REQUIRED WORK:
For the data below, transcribe the part that opens with the line containing "Output the component" and closes with the line containing "Chart.register(...registerables);", exactly and with no pictures.

-- start --

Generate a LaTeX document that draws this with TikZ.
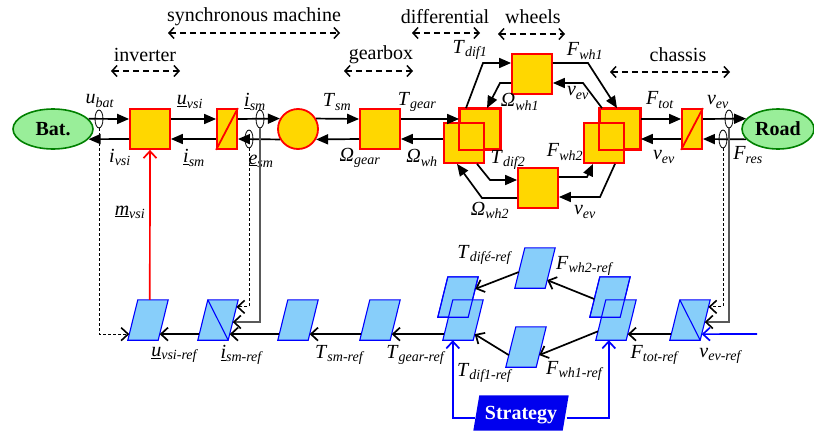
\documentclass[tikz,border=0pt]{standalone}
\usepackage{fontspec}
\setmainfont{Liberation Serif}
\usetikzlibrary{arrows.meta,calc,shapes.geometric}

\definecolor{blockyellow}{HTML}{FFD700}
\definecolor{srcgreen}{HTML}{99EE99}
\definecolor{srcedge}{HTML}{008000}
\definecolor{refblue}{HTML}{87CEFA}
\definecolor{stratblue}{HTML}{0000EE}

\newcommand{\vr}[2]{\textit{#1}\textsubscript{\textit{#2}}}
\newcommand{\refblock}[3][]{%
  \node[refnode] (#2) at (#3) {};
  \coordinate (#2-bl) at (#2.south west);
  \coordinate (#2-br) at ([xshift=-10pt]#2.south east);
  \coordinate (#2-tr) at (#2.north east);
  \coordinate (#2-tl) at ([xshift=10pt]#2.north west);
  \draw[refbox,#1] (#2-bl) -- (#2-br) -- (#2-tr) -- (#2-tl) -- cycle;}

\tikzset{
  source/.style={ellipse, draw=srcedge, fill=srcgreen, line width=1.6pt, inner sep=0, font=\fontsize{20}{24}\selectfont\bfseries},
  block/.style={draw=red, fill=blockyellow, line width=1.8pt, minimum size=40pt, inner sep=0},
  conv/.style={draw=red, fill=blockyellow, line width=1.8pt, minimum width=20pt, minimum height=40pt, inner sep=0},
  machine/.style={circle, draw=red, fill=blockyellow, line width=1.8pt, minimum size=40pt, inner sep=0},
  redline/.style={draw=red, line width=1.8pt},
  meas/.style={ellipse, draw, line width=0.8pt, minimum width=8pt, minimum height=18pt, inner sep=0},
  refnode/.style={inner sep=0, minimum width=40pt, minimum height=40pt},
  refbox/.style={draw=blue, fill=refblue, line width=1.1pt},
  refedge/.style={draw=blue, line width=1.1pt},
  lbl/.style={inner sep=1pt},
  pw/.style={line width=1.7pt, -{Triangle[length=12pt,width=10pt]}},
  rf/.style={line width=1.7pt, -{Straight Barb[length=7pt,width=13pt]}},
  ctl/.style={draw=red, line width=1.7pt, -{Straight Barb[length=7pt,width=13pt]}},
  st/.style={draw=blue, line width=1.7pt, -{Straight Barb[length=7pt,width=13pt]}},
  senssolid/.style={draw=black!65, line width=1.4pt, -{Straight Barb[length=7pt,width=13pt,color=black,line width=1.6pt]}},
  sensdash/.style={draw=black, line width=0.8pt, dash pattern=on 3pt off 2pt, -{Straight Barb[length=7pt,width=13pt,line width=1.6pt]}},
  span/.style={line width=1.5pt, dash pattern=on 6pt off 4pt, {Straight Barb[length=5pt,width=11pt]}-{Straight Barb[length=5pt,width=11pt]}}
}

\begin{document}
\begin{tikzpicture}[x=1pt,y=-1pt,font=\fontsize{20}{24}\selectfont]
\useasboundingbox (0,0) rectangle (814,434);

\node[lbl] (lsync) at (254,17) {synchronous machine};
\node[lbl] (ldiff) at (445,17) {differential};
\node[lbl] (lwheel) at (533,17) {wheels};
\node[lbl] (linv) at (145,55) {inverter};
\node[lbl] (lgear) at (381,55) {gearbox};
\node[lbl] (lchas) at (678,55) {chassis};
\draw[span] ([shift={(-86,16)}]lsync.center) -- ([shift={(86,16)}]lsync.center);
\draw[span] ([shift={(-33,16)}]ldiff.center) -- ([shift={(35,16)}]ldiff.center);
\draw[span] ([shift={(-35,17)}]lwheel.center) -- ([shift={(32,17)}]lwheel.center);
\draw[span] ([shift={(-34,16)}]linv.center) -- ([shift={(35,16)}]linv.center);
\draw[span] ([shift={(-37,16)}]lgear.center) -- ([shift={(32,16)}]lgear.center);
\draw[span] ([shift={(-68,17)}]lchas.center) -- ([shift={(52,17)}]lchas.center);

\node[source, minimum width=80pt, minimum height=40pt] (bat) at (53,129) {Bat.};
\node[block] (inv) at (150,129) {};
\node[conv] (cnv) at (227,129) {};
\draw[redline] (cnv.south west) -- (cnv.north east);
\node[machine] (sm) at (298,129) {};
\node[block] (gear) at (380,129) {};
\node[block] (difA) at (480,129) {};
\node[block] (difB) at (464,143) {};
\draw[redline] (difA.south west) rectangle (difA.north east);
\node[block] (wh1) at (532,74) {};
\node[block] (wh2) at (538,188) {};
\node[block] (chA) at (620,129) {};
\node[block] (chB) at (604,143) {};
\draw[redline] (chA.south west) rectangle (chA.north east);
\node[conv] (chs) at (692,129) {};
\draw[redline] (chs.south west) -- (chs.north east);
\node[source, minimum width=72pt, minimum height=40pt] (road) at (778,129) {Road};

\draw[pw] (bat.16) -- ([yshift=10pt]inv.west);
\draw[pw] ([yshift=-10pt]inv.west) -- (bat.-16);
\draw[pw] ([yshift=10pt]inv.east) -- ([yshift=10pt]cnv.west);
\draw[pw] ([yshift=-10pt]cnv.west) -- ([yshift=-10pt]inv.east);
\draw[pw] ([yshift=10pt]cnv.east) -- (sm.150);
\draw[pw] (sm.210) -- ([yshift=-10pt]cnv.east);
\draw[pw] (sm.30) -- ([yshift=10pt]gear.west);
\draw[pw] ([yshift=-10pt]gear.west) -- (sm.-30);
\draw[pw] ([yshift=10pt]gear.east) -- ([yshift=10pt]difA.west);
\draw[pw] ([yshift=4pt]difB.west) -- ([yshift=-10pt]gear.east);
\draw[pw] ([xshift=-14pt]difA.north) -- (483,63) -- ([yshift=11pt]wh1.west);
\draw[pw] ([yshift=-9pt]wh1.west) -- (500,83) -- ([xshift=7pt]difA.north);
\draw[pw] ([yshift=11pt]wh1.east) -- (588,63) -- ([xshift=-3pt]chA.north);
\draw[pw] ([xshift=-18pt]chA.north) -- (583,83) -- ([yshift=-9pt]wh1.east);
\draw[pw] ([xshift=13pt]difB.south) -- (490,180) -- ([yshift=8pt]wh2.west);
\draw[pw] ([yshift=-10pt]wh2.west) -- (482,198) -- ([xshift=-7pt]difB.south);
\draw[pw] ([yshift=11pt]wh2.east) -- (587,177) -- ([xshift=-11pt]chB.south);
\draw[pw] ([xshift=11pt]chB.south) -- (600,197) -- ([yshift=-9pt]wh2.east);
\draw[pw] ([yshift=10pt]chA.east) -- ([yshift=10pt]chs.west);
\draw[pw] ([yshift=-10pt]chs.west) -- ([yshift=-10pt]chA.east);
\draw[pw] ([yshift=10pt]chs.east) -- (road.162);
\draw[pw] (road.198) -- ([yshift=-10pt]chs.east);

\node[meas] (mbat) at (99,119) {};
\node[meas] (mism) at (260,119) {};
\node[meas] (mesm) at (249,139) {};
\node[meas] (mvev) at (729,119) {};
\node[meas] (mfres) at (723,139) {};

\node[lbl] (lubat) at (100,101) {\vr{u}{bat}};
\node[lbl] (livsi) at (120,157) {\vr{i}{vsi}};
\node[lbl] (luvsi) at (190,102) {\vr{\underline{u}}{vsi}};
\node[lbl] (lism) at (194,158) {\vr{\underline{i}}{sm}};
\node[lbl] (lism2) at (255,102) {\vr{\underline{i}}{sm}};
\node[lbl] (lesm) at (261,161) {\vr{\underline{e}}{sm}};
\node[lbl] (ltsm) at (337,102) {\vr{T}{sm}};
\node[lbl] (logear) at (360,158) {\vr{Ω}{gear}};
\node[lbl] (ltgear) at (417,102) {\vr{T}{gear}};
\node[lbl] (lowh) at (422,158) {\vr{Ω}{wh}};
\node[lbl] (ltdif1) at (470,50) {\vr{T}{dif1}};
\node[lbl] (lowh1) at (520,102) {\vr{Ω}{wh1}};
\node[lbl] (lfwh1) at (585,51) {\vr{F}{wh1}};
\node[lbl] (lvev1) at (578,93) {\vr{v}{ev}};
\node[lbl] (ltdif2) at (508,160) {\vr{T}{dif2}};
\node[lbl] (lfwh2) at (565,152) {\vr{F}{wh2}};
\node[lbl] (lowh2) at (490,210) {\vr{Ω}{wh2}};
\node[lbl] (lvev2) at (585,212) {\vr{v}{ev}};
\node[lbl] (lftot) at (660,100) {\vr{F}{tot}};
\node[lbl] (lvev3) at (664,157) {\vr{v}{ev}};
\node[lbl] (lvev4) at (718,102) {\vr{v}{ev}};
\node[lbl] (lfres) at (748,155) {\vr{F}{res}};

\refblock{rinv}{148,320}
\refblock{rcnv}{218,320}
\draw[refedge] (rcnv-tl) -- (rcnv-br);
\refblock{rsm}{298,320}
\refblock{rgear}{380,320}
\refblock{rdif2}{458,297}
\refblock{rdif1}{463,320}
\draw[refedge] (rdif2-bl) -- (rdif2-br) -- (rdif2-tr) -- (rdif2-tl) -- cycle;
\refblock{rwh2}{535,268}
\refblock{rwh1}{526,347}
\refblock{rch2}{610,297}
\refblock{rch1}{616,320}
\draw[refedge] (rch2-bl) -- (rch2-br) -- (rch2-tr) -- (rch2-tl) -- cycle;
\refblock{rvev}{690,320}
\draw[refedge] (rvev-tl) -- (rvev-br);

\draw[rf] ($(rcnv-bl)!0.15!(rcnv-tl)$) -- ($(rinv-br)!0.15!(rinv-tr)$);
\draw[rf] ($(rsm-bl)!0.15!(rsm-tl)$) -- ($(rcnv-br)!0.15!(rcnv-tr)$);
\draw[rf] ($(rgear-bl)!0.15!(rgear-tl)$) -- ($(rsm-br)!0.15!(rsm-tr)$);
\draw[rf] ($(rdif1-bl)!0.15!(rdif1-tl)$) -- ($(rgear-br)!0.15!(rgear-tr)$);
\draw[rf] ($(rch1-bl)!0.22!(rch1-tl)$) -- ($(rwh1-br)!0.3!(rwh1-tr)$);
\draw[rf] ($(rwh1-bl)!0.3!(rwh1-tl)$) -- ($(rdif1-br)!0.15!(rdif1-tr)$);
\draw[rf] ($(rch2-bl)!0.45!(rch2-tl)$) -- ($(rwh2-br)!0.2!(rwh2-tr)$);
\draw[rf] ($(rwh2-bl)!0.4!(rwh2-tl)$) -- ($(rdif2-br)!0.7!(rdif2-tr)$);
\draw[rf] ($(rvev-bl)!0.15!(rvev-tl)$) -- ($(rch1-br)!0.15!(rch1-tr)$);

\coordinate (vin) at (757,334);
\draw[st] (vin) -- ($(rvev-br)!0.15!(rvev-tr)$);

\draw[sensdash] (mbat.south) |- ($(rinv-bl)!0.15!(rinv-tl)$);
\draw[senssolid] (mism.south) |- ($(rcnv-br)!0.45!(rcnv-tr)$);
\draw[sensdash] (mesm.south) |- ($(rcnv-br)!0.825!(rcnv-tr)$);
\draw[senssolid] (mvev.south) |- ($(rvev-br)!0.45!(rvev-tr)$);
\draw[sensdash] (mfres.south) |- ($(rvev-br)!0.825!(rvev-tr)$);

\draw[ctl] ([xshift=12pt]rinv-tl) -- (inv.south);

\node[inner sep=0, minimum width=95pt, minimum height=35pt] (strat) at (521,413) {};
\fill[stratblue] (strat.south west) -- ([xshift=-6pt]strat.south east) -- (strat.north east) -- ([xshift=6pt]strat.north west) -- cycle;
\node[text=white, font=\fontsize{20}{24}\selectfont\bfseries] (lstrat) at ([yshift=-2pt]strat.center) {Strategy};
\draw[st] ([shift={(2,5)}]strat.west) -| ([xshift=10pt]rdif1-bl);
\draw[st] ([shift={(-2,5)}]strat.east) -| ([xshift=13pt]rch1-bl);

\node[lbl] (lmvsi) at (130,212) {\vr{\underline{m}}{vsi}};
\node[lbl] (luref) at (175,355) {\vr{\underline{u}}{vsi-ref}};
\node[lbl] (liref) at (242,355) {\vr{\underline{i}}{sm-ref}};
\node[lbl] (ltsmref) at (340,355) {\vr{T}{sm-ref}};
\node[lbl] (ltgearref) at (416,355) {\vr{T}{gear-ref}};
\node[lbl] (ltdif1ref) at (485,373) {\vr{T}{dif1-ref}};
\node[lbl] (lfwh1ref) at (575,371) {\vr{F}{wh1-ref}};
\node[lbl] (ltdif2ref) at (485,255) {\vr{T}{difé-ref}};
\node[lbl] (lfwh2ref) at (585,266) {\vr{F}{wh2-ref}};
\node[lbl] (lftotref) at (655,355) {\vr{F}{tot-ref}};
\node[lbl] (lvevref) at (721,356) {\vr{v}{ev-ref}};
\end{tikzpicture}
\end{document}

-- end --
-- start --

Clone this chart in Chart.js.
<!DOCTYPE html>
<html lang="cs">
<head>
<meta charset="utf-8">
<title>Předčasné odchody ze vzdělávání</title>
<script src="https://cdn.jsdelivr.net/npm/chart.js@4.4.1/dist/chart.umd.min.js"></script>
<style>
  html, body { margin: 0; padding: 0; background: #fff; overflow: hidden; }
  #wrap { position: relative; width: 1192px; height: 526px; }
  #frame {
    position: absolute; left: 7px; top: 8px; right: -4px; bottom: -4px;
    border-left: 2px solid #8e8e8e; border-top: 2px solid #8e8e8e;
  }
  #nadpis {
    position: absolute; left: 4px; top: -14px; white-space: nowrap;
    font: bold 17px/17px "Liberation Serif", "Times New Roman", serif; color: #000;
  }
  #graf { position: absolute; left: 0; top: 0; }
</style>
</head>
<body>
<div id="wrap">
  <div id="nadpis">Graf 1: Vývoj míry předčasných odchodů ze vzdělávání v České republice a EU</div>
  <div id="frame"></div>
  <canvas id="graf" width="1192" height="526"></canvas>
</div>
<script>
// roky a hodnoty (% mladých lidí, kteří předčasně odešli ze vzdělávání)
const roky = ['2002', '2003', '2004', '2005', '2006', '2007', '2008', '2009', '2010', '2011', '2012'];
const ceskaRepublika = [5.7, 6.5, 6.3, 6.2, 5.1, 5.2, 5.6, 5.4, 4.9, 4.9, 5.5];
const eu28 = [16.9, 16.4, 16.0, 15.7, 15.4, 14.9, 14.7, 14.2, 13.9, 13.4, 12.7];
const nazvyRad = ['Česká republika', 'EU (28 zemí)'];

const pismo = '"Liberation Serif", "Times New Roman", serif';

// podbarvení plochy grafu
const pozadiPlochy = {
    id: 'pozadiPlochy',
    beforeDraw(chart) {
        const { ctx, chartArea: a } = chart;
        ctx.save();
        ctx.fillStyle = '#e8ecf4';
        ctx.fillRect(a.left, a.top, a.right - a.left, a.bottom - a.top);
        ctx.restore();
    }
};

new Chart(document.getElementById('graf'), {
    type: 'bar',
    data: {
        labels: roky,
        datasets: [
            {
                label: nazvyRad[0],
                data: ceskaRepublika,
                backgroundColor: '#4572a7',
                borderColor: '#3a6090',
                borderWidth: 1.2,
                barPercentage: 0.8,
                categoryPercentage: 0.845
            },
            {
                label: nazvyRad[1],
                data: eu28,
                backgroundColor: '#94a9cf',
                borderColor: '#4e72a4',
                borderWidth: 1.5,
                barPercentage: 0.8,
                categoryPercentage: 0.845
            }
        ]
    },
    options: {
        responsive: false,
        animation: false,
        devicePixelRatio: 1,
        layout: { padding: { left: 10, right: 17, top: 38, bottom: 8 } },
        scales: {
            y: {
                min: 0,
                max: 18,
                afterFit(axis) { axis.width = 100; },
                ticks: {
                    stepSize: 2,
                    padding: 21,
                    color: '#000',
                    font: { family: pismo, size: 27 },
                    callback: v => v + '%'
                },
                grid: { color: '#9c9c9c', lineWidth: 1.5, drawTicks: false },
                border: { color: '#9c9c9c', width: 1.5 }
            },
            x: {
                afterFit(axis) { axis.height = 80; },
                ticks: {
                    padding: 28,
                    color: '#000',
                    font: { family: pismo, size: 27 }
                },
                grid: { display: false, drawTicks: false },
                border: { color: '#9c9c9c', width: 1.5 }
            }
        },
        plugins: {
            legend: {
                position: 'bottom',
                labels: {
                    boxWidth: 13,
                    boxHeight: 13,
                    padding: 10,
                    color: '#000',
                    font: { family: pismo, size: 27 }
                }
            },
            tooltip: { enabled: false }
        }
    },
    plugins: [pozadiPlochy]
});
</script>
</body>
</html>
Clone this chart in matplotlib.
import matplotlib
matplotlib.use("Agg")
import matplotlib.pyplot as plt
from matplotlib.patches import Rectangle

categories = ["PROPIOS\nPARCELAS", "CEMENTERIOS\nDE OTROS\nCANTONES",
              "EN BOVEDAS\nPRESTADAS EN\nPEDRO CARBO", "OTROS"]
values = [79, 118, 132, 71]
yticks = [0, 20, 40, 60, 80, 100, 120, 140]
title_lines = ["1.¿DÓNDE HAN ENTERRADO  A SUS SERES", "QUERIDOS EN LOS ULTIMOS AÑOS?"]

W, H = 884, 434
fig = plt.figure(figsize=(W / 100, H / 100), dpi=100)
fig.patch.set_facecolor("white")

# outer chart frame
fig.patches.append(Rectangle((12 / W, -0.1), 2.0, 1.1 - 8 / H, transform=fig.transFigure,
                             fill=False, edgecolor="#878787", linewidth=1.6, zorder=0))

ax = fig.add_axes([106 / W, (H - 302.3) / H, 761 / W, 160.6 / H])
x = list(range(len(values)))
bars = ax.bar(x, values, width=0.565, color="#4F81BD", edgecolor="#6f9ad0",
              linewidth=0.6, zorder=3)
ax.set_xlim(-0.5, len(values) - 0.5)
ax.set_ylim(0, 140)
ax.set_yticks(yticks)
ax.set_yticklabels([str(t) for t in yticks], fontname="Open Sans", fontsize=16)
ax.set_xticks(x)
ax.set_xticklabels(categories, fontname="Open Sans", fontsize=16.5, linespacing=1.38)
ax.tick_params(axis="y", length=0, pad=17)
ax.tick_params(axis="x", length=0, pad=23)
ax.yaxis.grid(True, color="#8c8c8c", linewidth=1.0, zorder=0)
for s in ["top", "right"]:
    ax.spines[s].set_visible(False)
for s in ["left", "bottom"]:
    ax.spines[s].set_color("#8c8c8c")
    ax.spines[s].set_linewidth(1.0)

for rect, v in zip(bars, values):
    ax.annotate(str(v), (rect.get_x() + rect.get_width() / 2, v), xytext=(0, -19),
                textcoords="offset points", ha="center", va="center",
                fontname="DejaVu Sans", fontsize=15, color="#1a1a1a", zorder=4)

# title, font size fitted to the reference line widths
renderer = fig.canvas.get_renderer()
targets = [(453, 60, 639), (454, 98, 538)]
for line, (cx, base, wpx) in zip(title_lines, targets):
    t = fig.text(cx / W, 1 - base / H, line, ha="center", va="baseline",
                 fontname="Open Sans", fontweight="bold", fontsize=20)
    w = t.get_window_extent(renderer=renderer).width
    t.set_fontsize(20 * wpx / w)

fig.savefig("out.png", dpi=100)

-- end --
-- start --

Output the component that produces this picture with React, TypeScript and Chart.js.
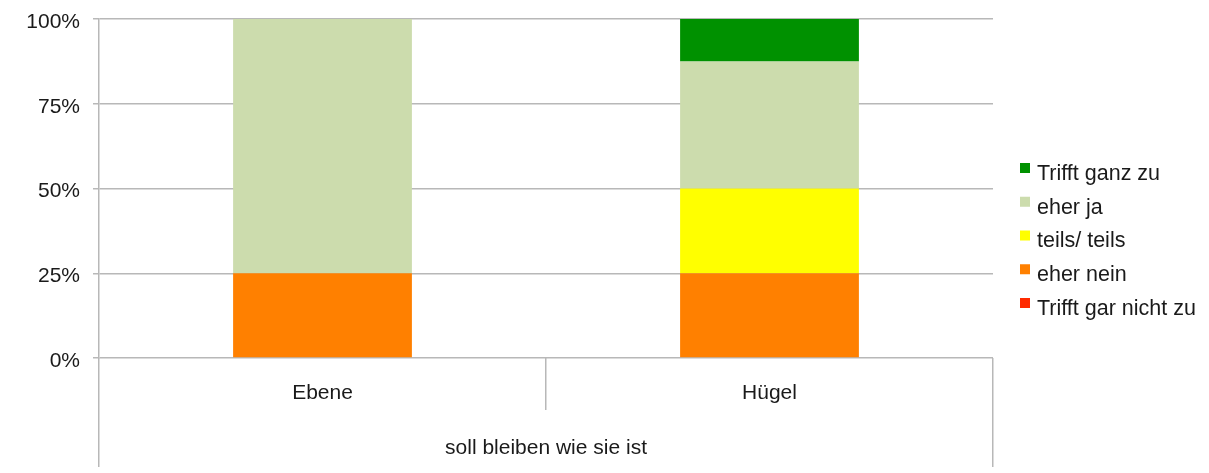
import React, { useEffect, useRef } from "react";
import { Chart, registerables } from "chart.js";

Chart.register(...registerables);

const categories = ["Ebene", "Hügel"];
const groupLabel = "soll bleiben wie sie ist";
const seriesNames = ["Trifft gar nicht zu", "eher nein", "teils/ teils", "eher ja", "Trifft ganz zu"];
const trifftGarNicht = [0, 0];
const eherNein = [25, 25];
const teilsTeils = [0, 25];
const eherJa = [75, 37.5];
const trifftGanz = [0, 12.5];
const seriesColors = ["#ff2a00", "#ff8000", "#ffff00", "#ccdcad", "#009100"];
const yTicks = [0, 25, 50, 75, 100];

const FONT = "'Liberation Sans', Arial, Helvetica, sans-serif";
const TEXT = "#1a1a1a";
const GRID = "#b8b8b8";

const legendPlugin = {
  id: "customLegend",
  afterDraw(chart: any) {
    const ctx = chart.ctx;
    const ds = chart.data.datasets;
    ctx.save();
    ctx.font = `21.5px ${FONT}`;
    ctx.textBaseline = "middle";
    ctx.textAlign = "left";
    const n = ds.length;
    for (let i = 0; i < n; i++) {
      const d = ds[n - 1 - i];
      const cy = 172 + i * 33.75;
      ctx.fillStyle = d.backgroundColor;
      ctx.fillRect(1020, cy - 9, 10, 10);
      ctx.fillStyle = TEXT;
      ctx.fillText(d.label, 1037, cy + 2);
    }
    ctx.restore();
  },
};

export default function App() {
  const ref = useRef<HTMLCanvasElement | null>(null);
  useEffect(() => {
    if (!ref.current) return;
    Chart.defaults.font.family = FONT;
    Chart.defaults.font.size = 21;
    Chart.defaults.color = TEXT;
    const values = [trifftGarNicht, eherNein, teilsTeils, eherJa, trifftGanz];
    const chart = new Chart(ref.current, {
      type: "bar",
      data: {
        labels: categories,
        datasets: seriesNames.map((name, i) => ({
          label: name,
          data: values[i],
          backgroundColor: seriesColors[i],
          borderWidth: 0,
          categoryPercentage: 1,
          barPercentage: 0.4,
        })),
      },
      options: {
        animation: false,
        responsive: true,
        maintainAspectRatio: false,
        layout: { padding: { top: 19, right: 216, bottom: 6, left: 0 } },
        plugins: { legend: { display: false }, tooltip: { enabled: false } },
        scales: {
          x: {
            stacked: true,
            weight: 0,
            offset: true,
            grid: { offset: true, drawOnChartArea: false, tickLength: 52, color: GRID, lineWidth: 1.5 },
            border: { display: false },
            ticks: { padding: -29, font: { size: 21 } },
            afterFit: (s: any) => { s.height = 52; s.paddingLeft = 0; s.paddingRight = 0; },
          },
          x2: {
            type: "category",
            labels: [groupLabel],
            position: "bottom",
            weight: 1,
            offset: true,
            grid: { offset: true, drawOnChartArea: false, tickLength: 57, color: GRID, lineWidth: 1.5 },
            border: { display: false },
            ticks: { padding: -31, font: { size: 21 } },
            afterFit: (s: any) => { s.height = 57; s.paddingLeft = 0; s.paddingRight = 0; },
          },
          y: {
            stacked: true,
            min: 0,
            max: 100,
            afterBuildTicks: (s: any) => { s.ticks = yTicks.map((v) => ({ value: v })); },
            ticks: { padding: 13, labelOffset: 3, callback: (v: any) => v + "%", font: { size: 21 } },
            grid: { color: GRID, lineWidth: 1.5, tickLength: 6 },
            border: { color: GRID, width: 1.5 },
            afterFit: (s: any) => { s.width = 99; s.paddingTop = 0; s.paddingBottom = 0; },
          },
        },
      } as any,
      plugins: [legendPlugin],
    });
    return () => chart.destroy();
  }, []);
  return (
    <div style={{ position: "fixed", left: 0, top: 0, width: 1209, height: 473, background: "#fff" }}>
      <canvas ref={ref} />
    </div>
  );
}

-- end --

EXERCISE SOLUTION:
Output the component that produces this picture with React, TypeScript and Chart.js.
import React, { useEffect, useRef } from "react";
import { Chart, registerables } from "chart.js";

Chart.register(...registerables);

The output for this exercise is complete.